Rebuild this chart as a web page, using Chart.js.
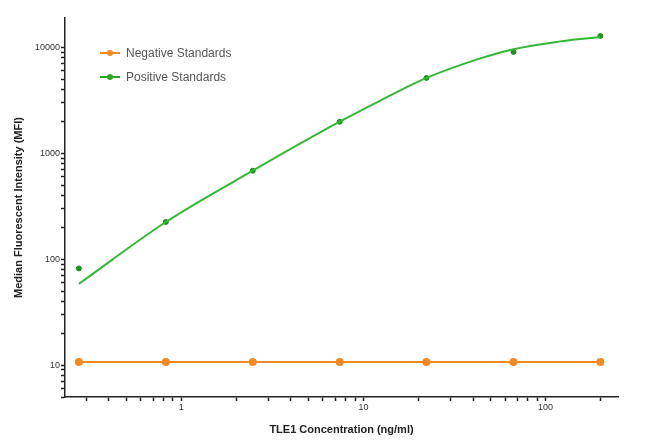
<!DOCTYPE html>
<html>
<head>
<meta charset="utf-8">
<script src="https://cdn.jsdelivr.net/npm/chart.js@4"></script>
<style>
  body { margin: 0; background: #fff; }
  .wrap { position: relative; width: 650px; height: 444px; }
  .legend { position: absolute; left: 100px; top: 44px; font: 12px "Liberation Sans", Arial, sans-serif; color: #555; }
  .legend-row { position: relative; height: 24px; line-height: 18px; padding-left: 26px; }
  .legend-row .mk { position: absolute; left: 0; top: 8px; width: 20px; height: 2px; }
  .legend-row .mk::after { content: ""; position: absolute; left: 7px; top: -2px; width: 6px; height: 6px; border-radius: 50%; background: inherit; }
</style>
</head>
<body>
<div class="wrap">
  <canvas id="chart" width="650" height="444"></canvas>
  <div class="legend">
    <div class="legend-row"><span class="mk" style="background:#f28a24"></span>Negative Standards</div>
    <div class="legend-row"><span class="mk" style="background:#2aa82a"></span>Positive Standards</div>
  </div>
</div>
<script>
// concentrations (ng/ml), 3-fold dilutions
const conc = [0.274, 0.823, 2.47, 7.41, 22.2, 66.7, 200];
const negativeMFI = [10.7, 10.7, 10.7, 10.7, 10.7, 10.7, 10.7];
const positiveMFI = [82, 225, 686, 1990, 5160, 9080, 12850];

// fitted curve
const curveX = [0.274, 0.823, 2.47, 7.41, 12.4, 22.2, 43.9, 66.7, 121, 155.6, 200];
const curveY = [58.5, 225, 686, 1990, 3150, 5160, 7890, 9640, 11430, 12030, 12560];

const xTickLabels = [1, 10, 100];
const yTickLabels = [10, 100, 1000, 10000];

const toXY = (xs, ys) => xs.map((x, i) => ({ x, y: ys[i] }));

function logTicks(scale) {
  const out = [];
  const lo = Math.floor(Math.log10(scale.min));
  const hi = Math.ceil(Math.log10(scale.max));
  for (let e = lo; e <= hi; e++) {
    for (let k = 1; k <= 9; k++) {
      const v = Number((k * Math.pow(10, e)).toPrecision(10));
      if (v >= scale.min && v <= scale.max) out.push({ value: v });
    }
  }
  scale.ticks = out;
}

const tickFont = { family: "Liberation Sans", size: 9 };
const titleFont = { family: "Liberation Sans", size: 11, weight: "bold" };

new Chart(document.getElementById("chart"), {
  type: "scatter",
  data: {
    datasets: [
      {
        label: "Negative Standards",
        data: toXY(conc, negativeMFI),
        showLine: true,
        borderColor: "#f28a24",
        backgroundColor: "#f28a24",
        borderWidth: 2,
        pointRadius: 3,
        pointHoverRadius: 3,
      },
      {
        label: "Positive fit",
        data: toXY(curveX, curveY),
        showLine: true,
        cubicInterpolationMode: "monotone",
        borderColor: "#33b833",
        borderWidth: 2,
        pointRadius: 0,
      },
      {
        label: "Positive Standards",
        data: toXY(conc, positiveMFI),
        showLine: false,
        backgroundColor: "#1f8f1f",
        borderColor: "#1f8f1f",
        pointRadius: 2.5,
        pointHoverRadius: 2.5,
      },
    ],
  },
  options: {
    responsive: false,
    animation: false,
    events: [],
    layout: { padding: { left: 0, right: 32, top: 18, bottom: 0 } },
    plugins: { legend: { display: false }, tooltip: { enabled: false } },
    scales: {
      x: {
        type: "logarithmic",
        min: 0.23,
        max: 250,
        afterBuildTicks: logTicks,
        afterFit: (s) => { s.height = 47; },
        border: { color: "#222", width: 1.5 },
        grid: { drawOnChartArea: false, drawTicks: true, tickLength: 4, tickColor: "#222", tickWidth: 1.5 },
        ticks: {
          autoSkip: false, maxRotation: 0, padding: 1, color: "#333", font: tickFont,
          callback: (v) => (xTickLabels.includes(v) ? String(v) : ""),
        },
        title: { display: true, text: "TLE1 Concentration (ng/ml)", color: "#222", font: titleFont, padding: { top: 0, bottom: 7 } },
      },
      y: {
        type: "logarithmic",
        min: 5,
        max: 19000,
        afterBuildTicks: logTicks,
        afterFit: (s) => { s.width = 65; },
        border: { color: "#222", width: 1.5 },
        grid: { drawOnChartArea: false, drawTicks: true, tickLength: 4, tickColor: "#222", tickWidth: 1.5 },
        ticks: {
          autoSkip: false, padding: 1, color: "#333", font: tickFont,
          callback: (v) => (yTickLabels.includes(v) ? String(v) : ""),
        },
        title: { display: true, text: "Median Fluorescent Intensity (MFI)", color: "#222", font: titleFont, padding: { top: 12, bottom: 0 } },
      },
    },
  },
});
</script>
</body>
</html>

◆ Task instructions
Replicate the material above verbatim; images stay out of the copy.

◆ Response
Rebuild this chart as a web page, using Chart.js.
<!DOCTYPE html>
<html>
<head>
<meta charset="utf-8">
<script src="https://cdn.jsdelivr.net/npm/chart.js@4"></script>
<style>
  body { margin: 0; background: #fff; }
  .wrap { position: relative; width: 650px; height: 444px; }
  .legend { position: absolute; left: 100px; top: 44px; font: 12px "Liberation Sans", Arial, sans-serif; color: #555; }
  .legend-row { position: relative; height: 24px; line-height: 18px; padding-left: 26px; }
  .legend-row .mk { position: absolute; left: 0; top: 8px; width: 20px; height: 2px; }
  .legend-row .mk::after { content: ""; position: absolute; left: 7px; top: -2px; width: 6px; height: 6px; border-radius: 50%; background: inherit; }
</style>
</head>
<body>
<div class="wrap">
  <canvas id="chart" width="650" height="444"></canvas>
  <div class="legend">
    <div class="legend-row"><span class="mk" style="background:#f28a24"></span>Negative Standards</div>
    <div class="legend-row"><span class="mk" style="background:#2aa82a"></span>Positive Standards</div>
  </div>
</div>
<script>
// concentrations (ng/ml), 3-fold dilutions
const conc = [0.274, 0.823, 2.47, 7.41, 22.2, 66.7, 200];
const negativeMFI = [10.7, 10.7, 10.7, 10.7, 10.7, 10.7, 10.7];
const positiveMFI = [82, 225, 686, 1990, 5160, 9080, 12850];

// fitted curve
const curveX = [0.274, 0.823, 2.47, 7.41, 12.4, 22.2, 43.9, 66.7, 121, 155.6, 200];
const curveY = [58.5, 225, 686, 1990, 3150, 5160, 7890, 9640, 11430, 12030, 12560];

const xTickLabels = [1, 10, 100];
const yTickLabels = [10, 100, 1000, 10000];

const toXY = (xs, ys) => xs.map((x, i) => ({ x, y: ys[i] }));

function logTicks(scale) {
  const out = [];
  const lo = Math.floor(Math.log10(scale.min));
  const hi = Math.ceil(Math.log10(scale.max));
  for (let e = lo; e <= hi; e++) {
    for (let k = 1; k <= 9; k++) {
      const v = Number((k * Math.pow(10, e)).toPrecision(10));
      if (v >= scale.min && v <= scale.max) out.push({ value: v });
    }
  }
  scale.ticks = out;
}

const tickFont = { family: "Liberation Sans", size: 9 };
const titleFont = { family: "Liberation Sans", size: 11, weight: "bold" };

new Chart(document.getElementById("chart"), {
  type: "scatter",
  data: {
    datasets: [
      {
        label: "Negative Standards",
        data: toXY(conc, negativeMFI),
        showLine: true,
        borderColor: "#f28a24",
        backgroundColor: "#f28a24",
        borderWidth: 2,
        pointRadius: 3,
        pointHoverRadius: 3,
      },
      {
        label: "Positive fit",
        data: toXY(curveX, curveY),
        showLine: true,
        cubicInterpolationMode: "monotone",
        borderColor: "#33b833",
        borderWidth: 2,
        pointRadius: 0,
      },
      {
        label: "Positive Standards",
        data: toXY(conc, positiveMFI),
        showLine: false,
        backgroundColor: "#1f8f1f",
        borderColor: "#1f8f1f",
        pointRadius: 2.5,
        pointHoverRadius: 2.5,
      },
    ],
  },
  options: {
    responsive: false,
    animation: false,
    events: [],
    layout: { padding: { left: 0, right: 32, top: 18, bottom: 0 } },
    plugins: { legend: { display: false }, tooltip: { enabled: false } },
    scales: {
      x: {
        type: "logarithmic",
        min: 0.23,
        max: 250,
        afterBuildTicks: logTicks,
        afterFit: (s) => { s.height = 47; },
        border: { color: "#222", width: 1.5 },
        grid: { drawOnChartArea: false, drawTicks: true, tickLength: 4, tickColor: "#222", tickWidth: 1.5 },
        ticks: {
          autoSkip: false, maxRotation: 0, padding: 1, color: "#333", font: tickFont,
          callback: (v) => (xTickLabels.includes(v) ? String(v) : ""),
        },
        title: { display: true, text: "TLE1 Concentration (ng/ml)", color: "#222", font: titleFont, padding: { top: 0, bottom: 7 } },
      },
      y: {
        type: "logarithmic",
        min: 5,
        max: 19000,
        afterBuildTicks: logTicks,
        afterFit: (s) => { s.width = 65; },
        border: { color: "#222", width: 1.5 },
        grid: { drawOnChartArea: false, drawTicks: true, tickLength: 4, tickColor: "#222", tickWidth: 1.5 },
        ticks: {
          autoSkip: false, padding: 1, color: "#333", font: tickFont,
          callback: (v) => (yTickLabels.includes(v) ? String(v) : ""),
        },
        title: { display: true, text: "Median Fluorescent Intensity (MFI)", color: "#222", font: titleFont, padding: { top: 12, bottom: 0 } },
      },
    },
  },
});
</script>
</body>
</html>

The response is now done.